Some readers may recall that two years ago the Office of the Comptroller of the Currency adopted a "true lender" rule.  That rule  The rule specified that a bank makes a loan and is the true lender if, as of the date of origination, it (1) is named as the lender in the loan agreement or (2) funds the loan.  The OCC's rulemaking effort, however, came to naught when it was nullified the following year pursuant to the Congressional Review Act.  S. J. Res. 15, 117th Cong. (2021).

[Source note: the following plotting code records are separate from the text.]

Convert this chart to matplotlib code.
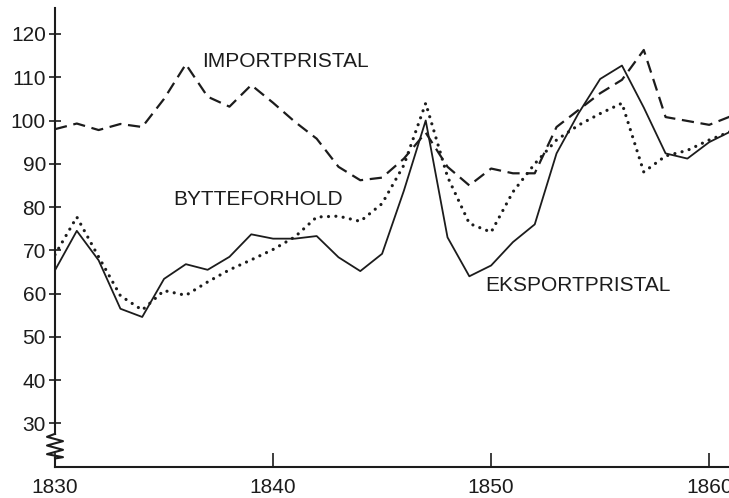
import matplotlib
matplotlib.use("Agg")
import matplotlib.pyplot as plt

plt.rcParams['font.family'] = ['Liberation Sans', 'DejaVu Sans']

ink = "#1c1c1c"

# annual values
years = list(range(1830, 1862))
importpris = [98.0, 99.3, 97.8, 99.2, 98.5, 105.0, 113.0, 105.5, 103.2, 108.2,
              104.1, 99.7, 95.8, 89.3, 86.2, 86.8, 91.2, 97.2, 89.3, 85.0,
              88.9, 87.8, 87.8, 98.5, 102.4, 106.3, 109.4, 116.3, 100.8, 99.9,
              99.0, 101.0]
eksportpris = [65.4, 74.5, 67.7, 56.5, 54.6, 63.4, 66.8, 65.5, 68.5, 73.7,
               72.7, 72.7, 73.3, 68.4, 65.2, 69.2, 83.8, 100.0, 73.0, 64.0,
               66.5, 71.9, 76.0, 92.4, 101.6, 109.6, 112.7, 103.0, 92.4, 91.2,
               95.0, 97.5]
bytteforhold = [69.0, 77.7, 68.5, 59.5, 56.2, 60.7, 59.6, 62.7, 65.5, 67.8,
                70.2, 73.1, 77.7, 77.9, 76.7, 80.8, 89.7, 104.0, 87.0, 76.2,
                74.2, 83.5, 90.0, 95.5, 98.9, 101.6, 104.0, 88.1, 91.8, 93.1,
                95.5, 97.5]

y_ticks = [30, 40, 50, 60, 70, 80, 90, 100, 110, 120]
x_ticks = [1830, 1840, 1850, 1860]

fig = plt.figure(figsize=(7.29, 4.98), dpi=100)
ax = fig.add_axes([55/729, 31.3/498, 676/729, 458.7/498])

ax.plot(years, importpris, color=ink, lw=1.6, ls=(0, (5.5, 3.0)))
ax.plot(years, eksportpris, color=ink, lw=1.3)
ax.plot(years, bytteforhold, color=ink, lw=2.3, ls=(0, (0.01, 2.3)),
        dash_capstyle='round')

ax.set_xlim(1830, 1861)
ax.set_ylim(20, 126)

ax.text(1836.73, 113.6, "IMPORTPRISTAL", fontsize=15, color=ink, va='center')
ax.text(1835.41, 81.7, "BYTTEFORHOLD", fontsize=15, color=ink, va='center')
ax.text(1849.72, 61.8, "EKSPORTPRISTAL", fontsize=15, color=ink, va='center')

for s in ['top', 'right', 'left']:
    ax.spines[s].set_visible(False)
ax.spines['bottom'].set_linewidth(1.5)
ax.spines['bottom'].set_color(ink)

# y axis line with the break symbol near the bottom
px = 1 / 21.8
ax.plot([1830, 1830], [126, 27.6], color=ink, lw=1.5, clip_on=False)
zz_x = [1830, 1830 - 8*px, 1830 + 8*px, 1830 - 8*px, 1830 + 8*px,
        1830 - 8*px, 1830 + 8*px, 1830]
zz_y = [27.6, 26.9, 25.9, 24.9, 23.9, 22.9, 22.2, 21.9]
ax.plot(zz_x, zz_y, color=ink, lw=1.5, clip_on=False)
ax.plot([1830, 1830], [21.9, 20], color=ink, lw=1.5, clip_on=False)

ax.set_yticks(y_ticks)
ax.set_yticklabels([str(v) for v in y_ticks])
ax.tick_params(axis='y', direction='inout', length=9, width=1.2, colors=ink,
               labelsize=15, pad=2)
ax.set_xticks(x_ticks)
ax.set_xticklabels([str(v) for v in x_ticks])
ax.tick_params(axis='x', direction='in', length=10, width=1.2, colors=ink,
               labelsize=15, pad=8)

fig.savefig("out.png", dpi=100)
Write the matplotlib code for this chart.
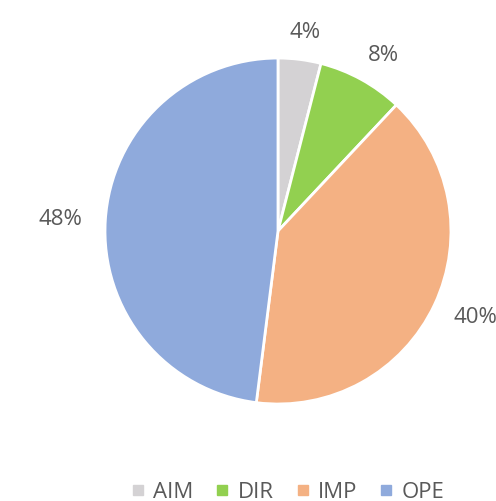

The true lender rule was controversial because it permitted interest rates on bank-originated loans to remain valid even after a transfer of those loans to a non-bank partner.  California's Department of Financial Protection & Innovation has sought to apply the true lender doctrine in reverse.  According to the DFPI, the "true lender" is the party which in the totality of the circumstances has the predominant economic interest in a loan transaction.  In one recent action, the DFPI is seeking to impose the interest rate caps under the California Financing Law to loans originated by a bank even though the CFL does not apply to banks.  The DFPI claims that the "true lender" is not the bank, but an online consumer lending platform.  Opportunity Financial, LLC v. Hewlett, Cal. Super. Ct. Case No. 22STCV08163.   The DFPI's target is now challenging the DFPI on the basis that it is attempting to enforce an "underground regulation" in violation of the California Administrative Procedure Act.  Government Code Section 11340.5 prohibits state agencies, including the DFPI, from enforcing or attempting to enforce standards of general application unless adopted as a regulation pursuant to the APA.